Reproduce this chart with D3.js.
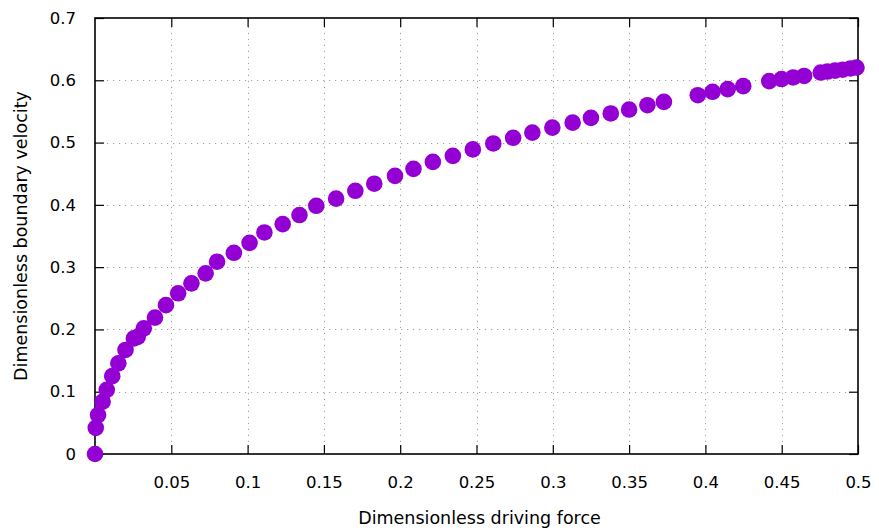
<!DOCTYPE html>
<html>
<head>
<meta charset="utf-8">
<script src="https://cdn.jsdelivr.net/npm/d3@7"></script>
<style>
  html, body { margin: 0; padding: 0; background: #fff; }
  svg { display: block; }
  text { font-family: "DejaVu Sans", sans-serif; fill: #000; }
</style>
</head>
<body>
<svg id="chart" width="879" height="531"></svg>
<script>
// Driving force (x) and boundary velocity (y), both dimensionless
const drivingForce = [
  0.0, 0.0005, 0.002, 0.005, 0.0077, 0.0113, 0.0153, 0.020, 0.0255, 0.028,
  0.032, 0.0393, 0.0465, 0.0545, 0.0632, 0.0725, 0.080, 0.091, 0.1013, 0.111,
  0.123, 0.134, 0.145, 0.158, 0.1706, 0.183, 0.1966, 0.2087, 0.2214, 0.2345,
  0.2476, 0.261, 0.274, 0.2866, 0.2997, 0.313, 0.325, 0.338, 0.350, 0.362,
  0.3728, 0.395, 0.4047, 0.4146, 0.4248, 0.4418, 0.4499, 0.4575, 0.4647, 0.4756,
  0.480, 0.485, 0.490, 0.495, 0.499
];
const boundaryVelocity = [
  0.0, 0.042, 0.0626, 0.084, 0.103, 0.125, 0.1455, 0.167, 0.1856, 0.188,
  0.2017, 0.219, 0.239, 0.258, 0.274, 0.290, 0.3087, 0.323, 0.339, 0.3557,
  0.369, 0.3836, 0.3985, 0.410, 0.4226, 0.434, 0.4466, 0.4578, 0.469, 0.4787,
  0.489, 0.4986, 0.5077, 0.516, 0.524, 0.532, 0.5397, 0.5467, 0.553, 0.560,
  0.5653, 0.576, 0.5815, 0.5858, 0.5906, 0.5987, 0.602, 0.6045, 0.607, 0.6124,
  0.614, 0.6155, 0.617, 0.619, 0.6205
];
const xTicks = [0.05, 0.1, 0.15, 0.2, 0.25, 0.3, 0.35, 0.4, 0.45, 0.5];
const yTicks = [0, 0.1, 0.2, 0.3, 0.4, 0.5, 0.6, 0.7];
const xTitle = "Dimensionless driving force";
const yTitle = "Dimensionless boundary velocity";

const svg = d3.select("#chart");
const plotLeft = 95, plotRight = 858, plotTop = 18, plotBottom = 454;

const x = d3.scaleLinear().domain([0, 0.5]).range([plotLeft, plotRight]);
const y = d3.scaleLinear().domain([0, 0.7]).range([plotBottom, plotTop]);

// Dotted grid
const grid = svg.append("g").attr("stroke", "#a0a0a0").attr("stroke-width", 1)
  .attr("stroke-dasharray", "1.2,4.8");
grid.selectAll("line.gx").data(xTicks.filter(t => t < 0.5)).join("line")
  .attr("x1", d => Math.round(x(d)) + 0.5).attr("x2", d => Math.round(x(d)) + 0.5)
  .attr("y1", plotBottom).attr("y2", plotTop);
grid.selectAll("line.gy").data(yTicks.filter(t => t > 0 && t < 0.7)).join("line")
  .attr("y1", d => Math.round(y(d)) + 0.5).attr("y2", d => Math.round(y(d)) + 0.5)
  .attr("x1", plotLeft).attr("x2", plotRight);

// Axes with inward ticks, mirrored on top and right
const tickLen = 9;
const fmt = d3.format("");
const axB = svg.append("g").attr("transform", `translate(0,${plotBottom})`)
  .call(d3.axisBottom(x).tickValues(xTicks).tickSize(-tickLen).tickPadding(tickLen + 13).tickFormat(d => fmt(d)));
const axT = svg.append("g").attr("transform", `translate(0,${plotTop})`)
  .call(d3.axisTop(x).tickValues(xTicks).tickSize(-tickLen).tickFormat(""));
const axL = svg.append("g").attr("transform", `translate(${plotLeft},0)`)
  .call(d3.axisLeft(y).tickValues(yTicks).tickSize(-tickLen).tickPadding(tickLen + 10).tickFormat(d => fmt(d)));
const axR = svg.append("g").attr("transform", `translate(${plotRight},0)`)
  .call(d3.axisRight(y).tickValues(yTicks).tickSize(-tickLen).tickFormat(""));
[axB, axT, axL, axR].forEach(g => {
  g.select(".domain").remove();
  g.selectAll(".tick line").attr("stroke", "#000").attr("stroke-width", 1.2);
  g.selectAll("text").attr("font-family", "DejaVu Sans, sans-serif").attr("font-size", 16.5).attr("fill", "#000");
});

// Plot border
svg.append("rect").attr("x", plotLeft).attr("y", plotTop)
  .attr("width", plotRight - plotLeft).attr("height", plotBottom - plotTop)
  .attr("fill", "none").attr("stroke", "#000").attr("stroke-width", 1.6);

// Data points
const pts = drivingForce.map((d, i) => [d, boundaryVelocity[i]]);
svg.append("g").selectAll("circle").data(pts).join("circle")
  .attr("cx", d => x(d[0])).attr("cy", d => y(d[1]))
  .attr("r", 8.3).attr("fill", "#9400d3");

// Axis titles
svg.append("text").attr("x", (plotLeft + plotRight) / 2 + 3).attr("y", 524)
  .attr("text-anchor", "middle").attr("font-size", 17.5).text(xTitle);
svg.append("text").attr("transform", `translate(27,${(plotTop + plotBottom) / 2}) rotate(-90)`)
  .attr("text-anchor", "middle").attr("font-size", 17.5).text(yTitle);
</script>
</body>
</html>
************
- **DESCRIPTION OF THE TASK**: Every line of the data above should be quoted exactly. Omit the pictures.

- **THE RESPONSE**:
Reproduce this chart with D3.js.
<!DOCTYPE html>
<html>
<head>
<meta charset="utf-8">
<script src="https://cdn.jsdelivr.net/npm/d3@7"></script>
<style>
  html, body { margin: 0; padding: 0; background: #fff; }
  svg { display: block; }
  text { font-family: "DejaVu Sans", sans-serif; fill: #000; }
</style>
</head>
<body>
<svg id="chart" width="879" height="531"></svg>
<script>
// Driving force (x) and boundary velocity (y), both dimensionless
const drivingForce = [
  0.0, 0.0005, 0.002, 0.005, 0.0077, 0.0113, 0.0153, 0.020, 0.0255, 0.028,
  0.032, 0.0393, 0.0465, 0.0545, 0.0632, 0.0725, 0.080, 0.091, 0.1013, 0.111,
  0.123, 0.134, 0.145, 0.158, 0.1706, 0.183, 0.1966, 0.2087, 0.2214, 0.2345,
  0.2476, 0.261, 0.274, 0.2866, 0.2997, 0.313, 0.325, 0.338, 0.350, 0.362,
  0.3728, 0.395, 0.4047, 0.4146, 0.4248, 0.4418, 0.4499, 0.4575, 0.4647, 0.4756,
  0.480, 0.485, 0.490, 0.495, 0.499
];
const boundaryVelocity = [
  0.0, 0.042, 0.0626, 0.084, 0.103, 0.125, 0.1455, 0.167, 0.1856, 0.188,
  0.2017, 0.219, 0.239, 0.258, 0.274, 0.290, 0.3087, 0.323, 0.339, 0.3557,
  0.369, 0.3836, 0.3985, 0.410, 0.4226, 0.434, 0.4466, 0.4578, 0.469, 0.4787,
  0.489, 0.4986, 0.5077, 0.516, 0.524, 0.532, 0.5397, 0.5467, 0.553, 0.560,
  0.5653, 0.576, 0.5815, 0.5858, 0.5906, 0.5987, 0.602, 0.6045, 0.607, 0.6124,
  0.614, 0.6155, 0.617, 0.619, 0.6205
];
const xTicks = [0.05, 0.1, 0.15, 0.2, 0.25, 0.3, 0.35, 0.4, 0.45, 0.5];
const yTicks = [0, 0.1, 0.2, 0.3, 0.4, 0.5, 0.6, 0.7];
const xTitle = "Dimensionless driving force";
const yTitle = "Dimensionless boundary velocity";

const svg = d3.select("#chart");
const plotLeft = 95, plotRight = 858, plotTop = 18, plotBottom = 454;

const x = d3.scaleLinear().domain([0, 0.5]).range([plotLeft, plotRight]);
const y = d3.scaleLinear().domain([0, 0.7]).range([plotBottom, plotTop]);

// Dotted grid
const grid = svg.append("g").attr("stroke", "#a0a0a0").attr("stroke-width", 1)
  .attr("stroke-dasharray", "1.2,4.8");
grid.selectAll("line.gx").data(xTicks.filter(t => t < 0.5)).join("line")
  .attr("x1", d => Math.round(x(d)) + 0.5).attr("x2", d => Math.round(x(d)) + 0.5)
  .attr("y1", plotBottom).attr("y2", plotTop);
grid.selectAll("line.gy").data(yTicks.filter(t => t > 0 && t < 0.7)).join("line")
  .attr("y1", d => Math.round(y(d)) + 0.5).attr("y2", d => Math.round(y(d)) + 0.5)
  .attr("x1", plotLeft).attr("x2", plotRight);

// Axes with inward ticks, mirrored on top and right
const tickLen = 9;
const fmt = d3.format("");
const axB = svg.append("g").attr("transform", `translate(0,${plotBottom})`)
  .call(d3.axisBottom(x).tickValues(xTicks).tickSize(-tickLen).tickPadding(tickLen + 13).tickFormat(d => fmt(d)));
const axT = svg.append("g").attr("transform", `translate(0,${plotTop})`)
  .call(d3.axisTop(x).tickValues(xTicks).tickSize(-tickLen).tickFormat(""));
const axL = svg.append("g").attr("transform", `translate(${plotLeft},0)`)
  .call(d3.axisLeft(y).tickValues(yTicks).tickSize(-tickLen).tickPadding(tickLen + 10).tickFormat(d => fmt(d)));
const axR = svg.append("g").attr("transform", `translate(${plotRight},0)`)
  .call(d3.axisRight(y).tickValues(yTicks).tickSize(-tickLen).tickFormat(""));
[axB, axT, axL, axR].forEach(g => {
  g.select(".domain").remove();
  g.selectAll(".tick line").attr("stroke", "#000").attr("stroke-width", 1.2);
  g.selectAll("text").attr("font-family", "DejaVu Sans, sans-serif").attr("font-size", 16.5).attr("fill", "#000");
});

// Plot border
svg.append("rect").attr("x", plotLeft).attr("y", plotTop)
  .attr("width", plotRight - plotLeft).attr("height", plotBottom - plotTop)
  .attr("fill", "none").attr("stroke", "#000").attr("stroke-width", 1.6);

// Data points
const pts = drivingForce.map((d, i) => [d, boundaryVelocity[i]]);
svg.append("g").selectAll("circle").data(pts).join("circle")
  .attr("cx", d => x(d[0])).attr("cy", d => y(d[1]))
  .attr("r", 8.3).attr("fill", "#9400d3");

// Axis titles
svg.append("text").attr("x", (plotLeft + plotRight) / 2 + 3).attr("y", 524)
  .attr("text-anchor", "middle").attr("font-size", 17.5).text(xTitle);
svg.append("text").attr("transform", `translate(27,${(plotTop + plotBottom) / 2}) rotate(-90)`)
  .attr("text-anchor", "middle").attr("font-size", 17.5).text(yTitle);
</script>
</body>
</html>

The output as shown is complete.